> EXERCISE DETAILS: Set the lines down again exactly, first line through the line that contains "return x / W, 1 - y / H", with no pictures.
>> BEGIN DATASET ENTRIES
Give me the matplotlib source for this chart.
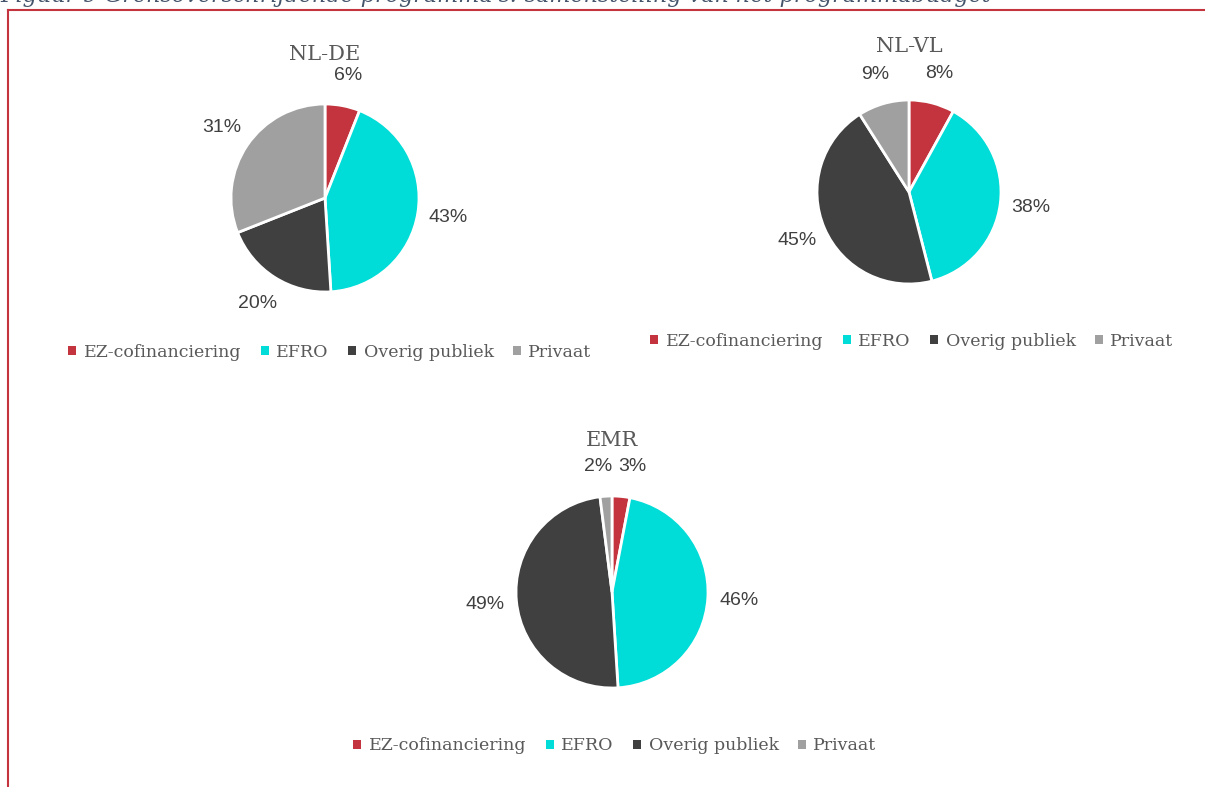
import matplotlib
matplotlib.use("Agg")
import matplotlib.pyplot as plt
from matplotlib.patches import Patch
from matplotlib.lines import Line2D

#--------------------------------------#
#data#

categories = ["EZ-cofinanciering", "EFRO", "Overig publiek", "Privaat"]
colors = ["#C3343E", "#00DCD7", "#404040", "#A0A0A0"]

nl_de = [6, 43, 20, 31]
nl_vl = [8, 38, 45, 9]
emr = [3, 46, 49, 2]

titles = ["NL-DE", "NL-VL", "EMR"]

#--------------------------------------#
#layout (pixels)#

W, H = 1205, 787
red = "#C3343E"
label_color = "#404040"
serif = "DejaVu Serif"
sans = "Liberation Sans"


def px_to_fig(x, y):
    return x / W, 1 - y / H


def draw_pie(fig, values, title, cx, cy, r, title_y, legend_x, legend_y, small_split=False):
    size = 320
    left, bottom = px_to_fig(cx - size / 2, cy + size / 2)
    ax = fig.add_axes([left, bottom, size / W, size / H])

    labels = ["%d%%" % v for v in values]
    wedges, texts = ax.pie(values, colors=colors, labels=labels, startangle=90,
                           counterclock=False, radius=r / 100, labeldistance=1.33,
                           wedgeprops=dict(edgecolor="white", linewidth=2))
    # pie() resets the limits, so set them afterwards: 100 px per unit
    ax.set_xlim(-1.6, 1.6)
    ax.set_ylim(-1.6, 1.6)
    ax.set_aspect("equal")
    ax.axis("off")

    for t, v in zip(texts, values):
        t.set_fontfamily(sans)
        t.set_fontsize(14)
        t.set_color(label_color)
        t.set_horizontalalignment("center")
        t.set_verticalalignment("center")
    if small_split:
        # the two tiny slices sit next to each other at the top
        x0, y0 = texts[0].get_position()
        texts[0].set_position((0.06, y0 - 0.02))
        texts[0].set_horizontalalignment("left")
        x3, y3 = texts[-1].get_position()
        texts[-1].set_position((0.0, y3 - 0.02))
        texts[-1].set_horizontalalignment("right")

    tx, ty = px_to_fig(cx, title_y)
    fig.text(tx, ty, title, ha="center", va="center", fontsize=15,
             family=serif, color="#595959")

    handles = [Patch(facecolor=c, edgecolor="none") for c in colors]
    lx, ly = px_to_fig(legend_x, legend_y)
    fig.legend(handles, categories, loc="center", bbox_to_anchor=(lx, ly),
               ncol=4, frameon=False, handlelength=0.45, handleheight=0.45,
               handletextpad=0.45, columnspacing=1.1,
               prop=dict(family=serif, size=12.5), labelcolor="#595959")


def main():
    fig = plt.figure(figsize=(W / 100, H / 100), dpi=100)

    # cut-off caption at the top
    fig.text(0.0, 1 - 2 / H,
             "Figuur 9 Grensoverschrijdende programma's: samenstelling van het programmabudget",
             ha="left", va="baseline", fontsize=16, family=serif, style="italic",
             color="#44546A")

    # red frame
    x0, y0 = px_to_fig(8, 10)
    fig.add_artist(Line2D([x0, 1.0], [y0, y0], color=red, lw=1.5))
    fig.add_artist(Line2D([x0, x0], [y0, 0.0], color=red, lw=1.5))

    draw_pie(fig, nl_de, titles[0], 325, 198, 94, 55, 330, 352)
    draw_pie(fig, nl_vl, titles[1], 909, 192, 92, 46, 912, 341)
    draw_pie(fig, emr, titles[2], 612, 592, 96, 440, 615, 746, small_split=True)

    fig.savefig("out.png", dpi=100)


if __name__ == "__main__":
    main()
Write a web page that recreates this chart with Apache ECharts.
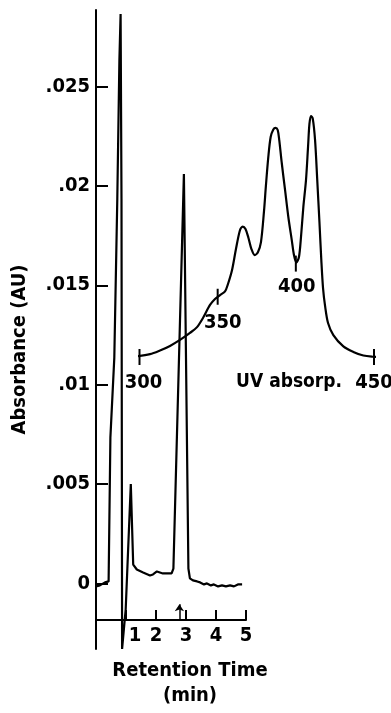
>> END DATASET ENTRIES
> WRITTEN SOLUTION:
Give me the matplotlib source for this chart.
import matplotlib
matplotlib.use("Agg")
import matplotlib.pyplot as plt
from matplotlib.patches import Patch
from matplotlib.lines import Line2D

#--------------------------------------#
#data#

categories = ["EZ-cofinanciering", "EFRO", "Overig publiek", "Privaat"]
colors = ["#C3343E", "#00DCD7", "#404040", "#A0A0A0"]

nl_de = [6, 43, 20, 31]
nl_vl = [8, 38, 45, 9]
emr = [3, 46, 49, 2]

titles = ["NL-DE", "NL-VL", "EMR"]

#--------------------------------------#
#layout (pixels)#

W, H = 1205, 787
red = "#C3343E"
label_color = "#404040"
serif = "DejaVu Serif"
sans = "Liberation Sans"


def px_to_fig(x, y):
    return x / W, 1 - y / H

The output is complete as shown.